Thanks. A few final points. I'll leave the last word to you:

i) I don't think the Fall accounts for natural evils, per se. Just human death by natural evil. Actually, natural "evils" are often natural goods. They preserve the balance of nature. I have no reason to think that's a result of the Fall. They only become "evil" in relation to us if humans happen to be in the wrong place at the wrong time.

ii) You seem to be suggesting my response is inconsistent. Keep in mind that I was responding to you on your own terms, as you chose to frame the issue.

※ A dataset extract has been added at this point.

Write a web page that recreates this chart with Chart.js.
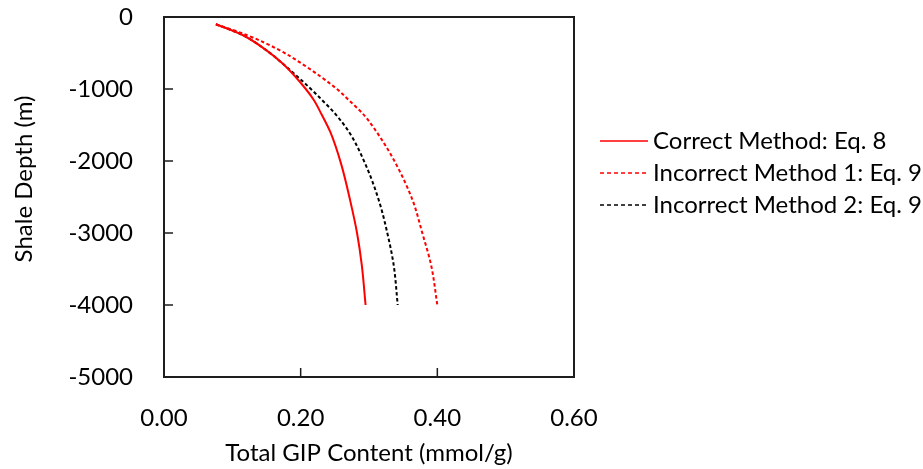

iii) To speak of advance warning as "interference" with "free human day-to-day decisions"strikes me as special pleading. Enabling people to make informed decisions about their future is hardly equivalent to interfering with their libertarian decision-making process. To the contrary, that enhances their freedom of opportunity. So I think there's a tension in your appeal which you are reluctant to acknowledge.

Notice I didn't use suggest God suspending the laws of nature. Freewill theists sometimes argue that we need a stable environment with predictable consequences to make free decisions. But even granting that assumption, advance warning is a different principle.

iv) Finally, many kids/babies die every year from natural causes. Death by natural causes can be more painful and prolonged than death by a sword or spear. Although you can say free choices figure in some of the deaths, I don't think it's plausible to universalize that claim. 

1 comment:

  1. The (untimely) death of kids/babies figures largely in the debate, but wouldn't the severely cognitively disabled factor in along the same lines? A 40 year old MR individual may not have the cognitive faculties of a very young child.

    Is there an issue here specific to kids/babies that isn't immediately clear from this side of the discussion?